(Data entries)
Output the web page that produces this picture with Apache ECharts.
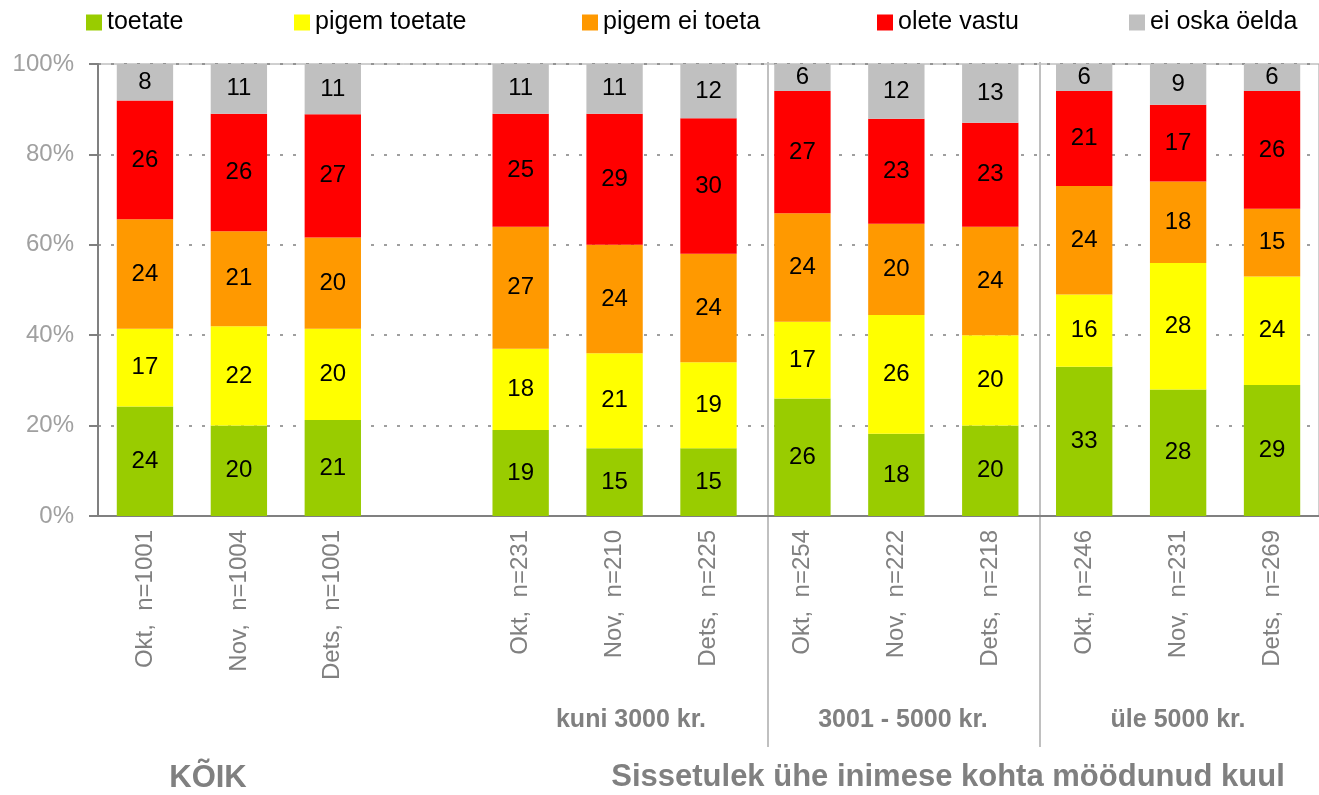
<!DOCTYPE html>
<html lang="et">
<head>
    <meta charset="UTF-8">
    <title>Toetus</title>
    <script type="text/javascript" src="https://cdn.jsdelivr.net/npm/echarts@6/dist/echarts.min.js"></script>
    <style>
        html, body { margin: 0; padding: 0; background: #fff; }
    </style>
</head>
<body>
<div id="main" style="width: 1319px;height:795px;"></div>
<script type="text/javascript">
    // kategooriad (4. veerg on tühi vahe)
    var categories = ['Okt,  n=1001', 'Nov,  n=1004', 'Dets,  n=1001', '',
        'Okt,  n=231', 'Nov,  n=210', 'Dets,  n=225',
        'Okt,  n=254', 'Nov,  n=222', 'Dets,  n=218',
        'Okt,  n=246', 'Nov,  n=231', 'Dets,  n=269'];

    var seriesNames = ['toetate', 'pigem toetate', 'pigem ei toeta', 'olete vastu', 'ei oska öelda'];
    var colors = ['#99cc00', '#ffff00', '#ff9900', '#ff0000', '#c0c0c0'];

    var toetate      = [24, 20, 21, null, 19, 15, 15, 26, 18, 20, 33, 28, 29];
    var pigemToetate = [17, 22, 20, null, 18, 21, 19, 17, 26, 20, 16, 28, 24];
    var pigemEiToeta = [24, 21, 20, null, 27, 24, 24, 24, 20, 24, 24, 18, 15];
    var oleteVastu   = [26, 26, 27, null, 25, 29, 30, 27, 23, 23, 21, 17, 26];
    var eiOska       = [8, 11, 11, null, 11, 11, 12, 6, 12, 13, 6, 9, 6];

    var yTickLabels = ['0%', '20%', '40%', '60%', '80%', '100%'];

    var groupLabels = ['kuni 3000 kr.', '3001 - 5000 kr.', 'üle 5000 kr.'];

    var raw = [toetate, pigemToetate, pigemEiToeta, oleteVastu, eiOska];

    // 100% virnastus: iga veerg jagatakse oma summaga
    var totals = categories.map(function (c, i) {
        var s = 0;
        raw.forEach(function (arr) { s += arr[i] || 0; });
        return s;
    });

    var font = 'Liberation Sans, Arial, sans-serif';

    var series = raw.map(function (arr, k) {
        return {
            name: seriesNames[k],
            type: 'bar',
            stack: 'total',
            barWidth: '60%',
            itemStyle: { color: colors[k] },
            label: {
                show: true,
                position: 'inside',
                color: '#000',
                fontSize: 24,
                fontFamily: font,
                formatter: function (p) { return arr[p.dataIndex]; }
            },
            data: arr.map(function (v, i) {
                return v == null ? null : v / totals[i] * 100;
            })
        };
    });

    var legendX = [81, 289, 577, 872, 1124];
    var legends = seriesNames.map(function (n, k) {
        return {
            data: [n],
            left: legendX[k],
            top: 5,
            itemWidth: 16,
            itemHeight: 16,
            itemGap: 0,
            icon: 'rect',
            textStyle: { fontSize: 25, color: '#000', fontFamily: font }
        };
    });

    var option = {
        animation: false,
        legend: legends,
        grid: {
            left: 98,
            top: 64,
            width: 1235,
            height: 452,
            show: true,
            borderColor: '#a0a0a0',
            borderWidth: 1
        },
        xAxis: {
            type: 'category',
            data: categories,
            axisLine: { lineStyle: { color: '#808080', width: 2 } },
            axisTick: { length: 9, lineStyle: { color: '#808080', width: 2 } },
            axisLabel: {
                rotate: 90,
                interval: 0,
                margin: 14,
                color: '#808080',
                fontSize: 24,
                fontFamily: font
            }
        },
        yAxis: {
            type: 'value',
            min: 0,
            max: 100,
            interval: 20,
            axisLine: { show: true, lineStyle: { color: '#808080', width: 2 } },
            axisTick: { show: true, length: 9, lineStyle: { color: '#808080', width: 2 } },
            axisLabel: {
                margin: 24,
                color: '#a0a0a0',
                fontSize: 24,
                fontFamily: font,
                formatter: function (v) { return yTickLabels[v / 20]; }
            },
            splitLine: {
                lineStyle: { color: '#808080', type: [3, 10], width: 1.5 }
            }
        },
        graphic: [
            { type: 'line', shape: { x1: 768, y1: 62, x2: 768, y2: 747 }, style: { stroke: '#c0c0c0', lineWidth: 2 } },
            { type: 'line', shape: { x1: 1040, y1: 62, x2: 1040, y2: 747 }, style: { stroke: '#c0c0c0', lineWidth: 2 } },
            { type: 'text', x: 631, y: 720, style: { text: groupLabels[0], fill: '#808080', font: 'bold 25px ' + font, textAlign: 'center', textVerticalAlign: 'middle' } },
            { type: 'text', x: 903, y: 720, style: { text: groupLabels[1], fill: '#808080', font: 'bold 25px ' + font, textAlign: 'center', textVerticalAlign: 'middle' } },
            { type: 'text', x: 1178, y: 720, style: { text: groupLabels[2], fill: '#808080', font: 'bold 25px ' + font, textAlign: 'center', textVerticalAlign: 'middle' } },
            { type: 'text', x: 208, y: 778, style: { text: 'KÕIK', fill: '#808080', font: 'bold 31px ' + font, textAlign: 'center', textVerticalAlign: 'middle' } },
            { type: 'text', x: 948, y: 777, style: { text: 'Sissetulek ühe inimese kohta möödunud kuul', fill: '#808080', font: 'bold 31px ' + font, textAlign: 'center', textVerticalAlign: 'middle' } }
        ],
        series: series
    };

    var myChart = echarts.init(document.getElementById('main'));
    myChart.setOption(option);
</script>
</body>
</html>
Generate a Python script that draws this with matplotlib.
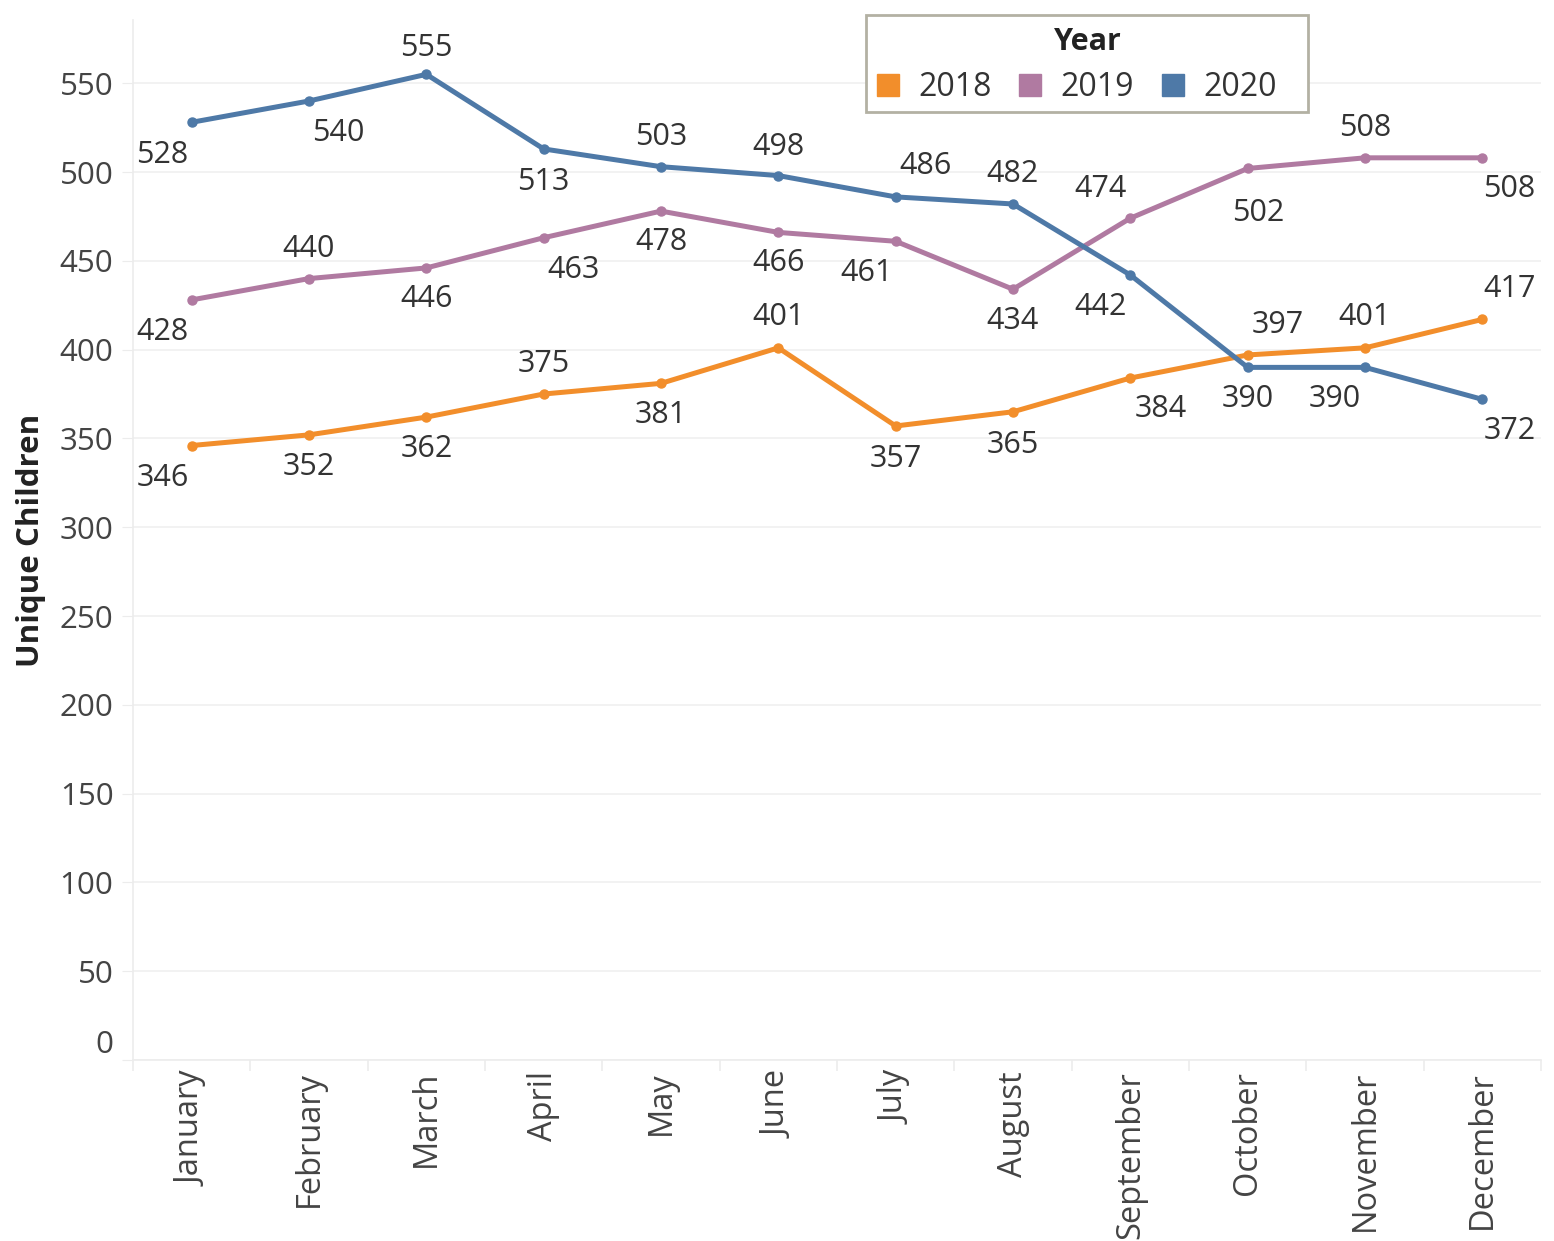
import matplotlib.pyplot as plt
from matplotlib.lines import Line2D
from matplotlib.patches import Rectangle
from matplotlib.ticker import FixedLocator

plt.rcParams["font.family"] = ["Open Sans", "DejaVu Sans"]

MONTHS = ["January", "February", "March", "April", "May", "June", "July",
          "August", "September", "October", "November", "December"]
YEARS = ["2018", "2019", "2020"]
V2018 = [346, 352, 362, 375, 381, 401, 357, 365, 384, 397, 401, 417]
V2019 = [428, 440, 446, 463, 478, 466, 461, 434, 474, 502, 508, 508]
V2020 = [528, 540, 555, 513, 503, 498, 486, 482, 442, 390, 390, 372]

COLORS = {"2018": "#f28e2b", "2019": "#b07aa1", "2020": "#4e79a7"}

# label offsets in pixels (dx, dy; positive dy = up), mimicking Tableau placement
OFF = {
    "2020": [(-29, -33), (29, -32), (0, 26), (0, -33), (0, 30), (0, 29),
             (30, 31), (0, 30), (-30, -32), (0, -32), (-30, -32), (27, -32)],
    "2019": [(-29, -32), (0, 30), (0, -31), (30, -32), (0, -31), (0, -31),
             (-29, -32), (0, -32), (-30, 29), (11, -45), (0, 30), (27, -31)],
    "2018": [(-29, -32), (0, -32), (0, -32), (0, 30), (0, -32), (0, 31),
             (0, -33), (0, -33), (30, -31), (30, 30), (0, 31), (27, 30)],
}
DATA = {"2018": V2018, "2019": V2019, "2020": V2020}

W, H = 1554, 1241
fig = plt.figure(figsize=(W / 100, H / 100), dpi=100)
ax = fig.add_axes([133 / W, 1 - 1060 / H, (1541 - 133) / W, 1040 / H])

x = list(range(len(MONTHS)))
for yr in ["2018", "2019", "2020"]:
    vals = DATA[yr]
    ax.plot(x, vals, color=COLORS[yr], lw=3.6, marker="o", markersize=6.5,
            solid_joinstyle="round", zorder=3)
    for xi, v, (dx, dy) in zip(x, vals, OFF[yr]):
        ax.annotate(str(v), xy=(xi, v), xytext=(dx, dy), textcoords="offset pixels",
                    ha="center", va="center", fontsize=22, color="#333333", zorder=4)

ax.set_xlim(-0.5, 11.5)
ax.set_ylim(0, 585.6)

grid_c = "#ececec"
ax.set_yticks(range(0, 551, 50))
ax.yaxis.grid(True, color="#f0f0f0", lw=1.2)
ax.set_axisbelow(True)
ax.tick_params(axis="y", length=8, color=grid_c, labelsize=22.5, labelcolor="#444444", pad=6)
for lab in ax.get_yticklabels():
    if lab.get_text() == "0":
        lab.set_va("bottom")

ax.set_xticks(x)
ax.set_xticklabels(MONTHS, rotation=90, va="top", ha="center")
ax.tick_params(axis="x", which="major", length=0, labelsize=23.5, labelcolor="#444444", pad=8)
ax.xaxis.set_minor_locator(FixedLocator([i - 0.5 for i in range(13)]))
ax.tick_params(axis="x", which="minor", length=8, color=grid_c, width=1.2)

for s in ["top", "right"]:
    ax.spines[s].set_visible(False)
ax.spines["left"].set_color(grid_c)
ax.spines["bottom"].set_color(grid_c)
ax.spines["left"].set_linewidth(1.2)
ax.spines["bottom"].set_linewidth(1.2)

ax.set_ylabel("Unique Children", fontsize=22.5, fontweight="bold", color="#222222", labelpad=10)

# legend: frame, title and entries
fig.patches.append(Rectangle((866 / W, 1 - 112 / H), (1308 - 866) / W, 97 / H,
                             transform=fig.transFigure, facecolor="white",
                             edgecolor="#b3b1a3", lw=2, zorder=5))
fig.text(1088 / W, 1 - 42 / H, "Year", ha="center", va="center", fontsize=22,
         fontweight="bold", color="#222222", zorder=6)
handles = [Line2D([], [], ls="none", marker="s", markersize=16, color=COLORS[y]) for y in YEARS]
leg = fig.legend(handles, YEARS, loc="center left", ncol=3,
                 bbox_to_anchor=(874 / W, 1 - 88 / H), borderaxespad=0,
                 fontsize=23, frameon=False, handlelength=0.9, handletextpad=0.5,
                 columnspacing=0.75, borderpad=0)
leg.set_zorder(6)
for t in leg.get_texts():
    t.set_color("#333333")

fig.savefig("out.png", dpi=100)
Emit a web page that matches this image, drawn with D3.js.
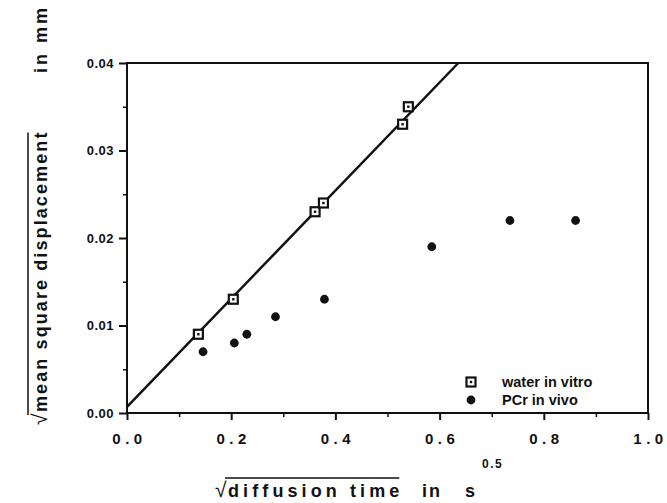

_GIVEN EXERCISE:_ Return, please, the exact lines from the beginning of the entries above through the line containing "var font = 'Liberation", both included; pictures are left out.

_COMPLETE ANSWER:_
Output the web page that produces this picture with Apache ECharts.
<!DOCTYPE html>
<html lang="et">
<head>
    <meta charset="UTF-8">
    <title>Toetus</title>
    <script type="text/javascript" src="https://cdn.jsdelivr.net/npm/echarts@6/dist/echarts.min.js"></script>
    <style>
        html, body { margin: 0; padding: 0; background: #fff; }
    </style>
</head>
<body>
<div id="main" style="width: 1319px;height:795px;"></div>
<script type="text/javascript">
    // kategooriad (4. veerg on tühi vahe)
    var categories = ['Okt,  n=1001', 'Nov,  n=1004', 'Dets,  n=1001', '',
        'Okt,  n=231', 'Nov,  n=210', 'Dets,  n=225',
        'Okt,  n=254', 'Nov,  n=222', 'Dets,  n=218',
        'Okt,  n=246', 'Nov,  n=231', 'Dets,  n=269'];

    var seriesNames = ['toetate', 'pigem toetate', 'pigem ei toeta', 'olete vastu', 'ei oska öelda'];
    var colors = ['#99cc00', '#ffff00', '#ff9900', '#ff0000', '#c0c0c0'];

    var toetate      = [24, 20, 21, null, 19, 15, 15, 26, 18, 20, 33, 28, 29];
    var pigemToetate = [17, 22, 20, null, 18, 21, 19, 17, 26, 20, 16, 28, 24];
    var pigemEiToeta = [24, 21, 20, null, 27, 24, 24, 24, 20, 24, 24, 18, 15];
    var oleteVastu   = [26, 26, 27, null, 25, 29, 30, 27, 23, 23, 21, 17, 26];
    var eiOska       = [8, 11, 11, null, 11, 11, 12, 6, 12, 13, 6, 9, 6];

    var yTickLabels = ['0%', '20%', '40%', '60%', '80%', '100%'];

    var groupLabels = ['kuni 3000 kr.', '3001 - 5000 kr.', 'üle 5000 kr.'];

    var raw = [toetate, pigemToetate, pigemEiToeta, oleteVastu, eiOska];

    // 100% virnastus: iga veerg jagatakse oma summaga
    var totals = categories.map(function (c, i) {
        var s = 0;
        raw.forEach(function (arr) { s += arr[i] || 0; });
        return s;
    });

    var font = 'Liberation Sans, Arial, sans-serif';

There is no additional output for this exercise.